See the DR example for details about what this outputs, and how to run it.


Argument Name Description Default
--project Wandb project JAXUED_TEST
--run_name This controls where the checkpoints are stored None
--seed Random seed 0
--mode "train" or "eval" train
--checkpoint_directory Only valid if mode==eval where to load checkpoint from None
--checkpoint_to_eval Only valid if mode==eval. This is the timestep to load from the above checkpoint directory -1
--checkpoint_save_interval How often to save checkpoints 0
--max_number_of_checkpoints How many checkpoints to save in total 60
--eval_freq How often to evaluate the agent and log 250
--eval_num_attempts How many attempts (episodes) per level to run for evaluation 10
--eval_levels The eval levels to use "SixteenRooms", "SixteenRooms2", "Labyrinth", "LabyrinthFlipped", "Labyrinth2", "StandardMaze", "StandardMaze2", "StandardMaze3"
--num_updates Number of updates. Mutually exclusive with num_env_steps. Generally, num_env_steps = num_updates * num_steps * num_train_envs 30000
--num_env_steps Number of env steps.
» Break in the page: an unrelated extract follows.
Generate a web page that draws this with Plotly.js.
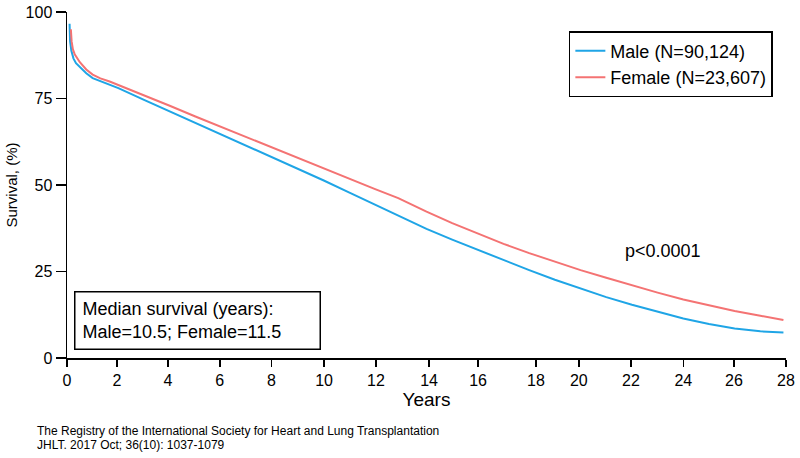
<!DOCTYPE html>
<html>
<head>
<meta charset="utf-8">
<script src="https://cdn.plot.ly/plotly-3.0.1.min.js"></script>
<style>
  html, body { margin: 0; padding: 0; background: #fff; }
  #chart { width: 800px; height: 458px; }
</style>
</head>
<body>
<div id="chart"></div>
<script>
// survival curves
const maleYears = [0.1, 0.12, 0.17, 0.25, 0.35, 0.5, 0.75, 1.0, 1.3, 1.66, 2, 3, 4, 5, 6, 7, 8, 9, 10, 11, 12, 13, 14, 15, 16, 17, 18, 19, 20, 21, 22, 23, 24, 25, 26, 27, 27.9];
const maleSurv = [96.6, 91.5, 88.8, 86.6, 85.2, 84.0, 82.3, 80.9, 80.0, 79.0, 78.0, 74.6, 71.3, 68.0, 64.7, 61.3, 57.9, 54.6, 51.3, 47.8, 44.3, 40.9, 37.3, 34.2, 31.2, 28.3, 25.4, 22.6, 20.0, 17.6, 15.4, 13.3, 11.4, 9.8, 8.5, 7.7, 7.4];

const femaleYears = [0.15, 0.18, 0.23, 0.3, 0.5, 0.75, 1.0, 1.3, 1.66, 2, 3, 4, 5, 6, 7, 8, 9, 10, 11, 12, 12.9, 14, 15, 16, 17, 18, 19, 20, 21, 22, 23, 24, 25, 26, 27, 27.9];
const femaleSurv = [95.0, 91.5, 89.2, 87.8, 85.5, 83.4, 81.9, 80.8, 79.9, 78.9, 75.9, 72.9, 69.8, 66.8, 63.8, 60.7, 57.7, 54.6, 51.7, 48.8, 46.2, 42.3, 39.0, 35.9, 33.0, 30.3, 27.8, 25.4, 23.2, 21.0, 18.9, 16.9, 15.2, 13.6, 12.2, 11.0];

// tick marks on the original are not quite evenly spaced
const xTickPos = [0, 1.95, 3.93, 5.95, 7.96, 10.01, 12.03, 14.1, 16.01, 18.26, 19.93, 21.96, 24, 25.97, 28];
const xTickText = ["0", "2", "4", "6", "8", "10", "12", "14", "16", "18", "20", "22", "24", "26", "28"];
const yTickVals = [0, 25, 50, 75, 100];

const FONT = "Liberation Sans, Arial, Helvetica, sans-serif";

const male = {
    name: "Male (N=90,124)",
    x: maleYears,
    y: maleSurv,
    mode: "lines",
    type: "scatter",
    line: { color: "#1fa5e6", width: 2 },
};

const female = {
    name: "Female (N=23,607)",
    x: femaleYears,
    y: femaleSurv,
    mode: "lines",
    type: "scatter",
    line: { color: "#f47373", width: 2 },
};

const data = [male, female];

const layout = {
    width: 800,
    height: 458,
    margin: { l: 67, r: 14, t: 12, b: 100 },
    paper_bgcolor: "#fff",
    plot_bgcolor: "#fff",
    font: { family: FONT, color: "#000", size: 16 },
    showlegend: true,
    legend: {
        x: 0.698, y: 0.945, xanchor: "left", yanchor: "top",
        bordercolor: "#000", borderwidth: 1.5,
        font: { size: 18 },
        tracegroupgap: 0,
    },
    xaxis: {
        range: [0, 28],
        tickvals: xTickPos,
        ticktext: xTickText,
        ticks: "outside", ticklen: 7, tickwidth: 1.5, tickcolor: "#000",
        showline: true, linecolor: "#000", linewidth: 1.5,
        showgrid: false, zeroline: false,
        tickfont: { size: 16 },
        title: { text: "Years", font: { size: 19 }, standoff: 5 },
    },
    yaxis: {
        range: [0, 100],
        tickvals: yTickVals,
        ticks: "outside", ticklen: 10, tickwidth: 1.5, tickcolor: "#000",
        showline: true, linecolor: "#000", linewidth: 1.5,
        showgrid: false, zeroline: false,
        tickfont: { size: 16 },
        title: { text: "Survival, (%)", font: { size: 15 }, standoff: 4 },
    },
    annotations: [
        {
            xref: "paper", yref: "paper", x: 0.0097, y: 0.0245,
            xanchor: "left", yanchor: "bottom", align: "left",
            text: "Median survival (years):<br>Male=10.5; Female=11.5",
            showarrow: false, font: { size: 18 },
            bordercolor: "#000", borderwidth: 1.5, borderpad: 7,
            width: 230, height: 42,
        },
        {
            xref: "paper", yref: "paper", x: 0.829, y: 0.308,
            xanchor: "center", yanchor: "middle",
            text: "p<0.0001", showarrow: false, font: { size: 18 },
        },
        {
            xref: "paper", yref: "paper", x: -0.0445, y: -0.211,
            xanchor: "left", yanchor: "middle",
            text: "The Registry of the International Society for Heart and Lung Transplantation",
            showarrow: false, font: { size: 12 },
        },
        {
            xref: "paper", yref: "paper", x: -0.0445, y: -0.252,
            xanchor: "left", yanchor: "middle",
            text: "JHLT. 2017 Oct; 36(10): 1037-1079",
            showarrow: false, font: { size: 12 },
        },
    ],
};

Plotly.newPlot("chart", data, layout, { displayModeBar: false, staticPlot: true });
</script>
</body>
</html>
Mutually exclusive with `num_updates`` None
--num_train_envs Number of training environments 32
--student_lr Student's learning rate 1e-4
--student_max_grad_norm Student's max PPO grad norm 0.5
--student_num_steps Student's number of PPO rollout steps 256
--student_num_minibatches Student's number of PPO minibatches 1
--student_gamma Student's discount factor 0.995
--student_epoch_ppo Student's number of PPO epochs 5
--student_clip_eps Student's PPO Epsilon Clip 0.2
--student_gae_lambda Student's PPO Lambda 0.98
--student_entropy_coeff Student's PPO entropy coefficient 1e-3
--student_critic_coeff Student's Critic coefficient
--adv_lr Adversary's learning rate 1e-4
--adv_max_grad_norm Adversary's max PPO grad norm 0.5
--adv_num_steps Adversary's number of PPO rollout steps 50
--adv_num_minibatches Adversary's number of PPO minibatches 1
--adv_gamma Adversary's discount factor 0.995
--adv_epoch_ppo Adversary's number of PPO epochs 5
--adv_clip_eps Adversary's PPO Epsilon Clip 0.2
--adv_gae_lambda Adversary's PPO Lambda 0.98
--adv_entropy_coeff Adversary's PPO entropy coefficient 1e-3
--adv_critic_coeff Adversary's Critic coefficient 0.5
--agent_view_size The number of tiles the agent can see in front of it 5
--n_walls Number of walls to generate 25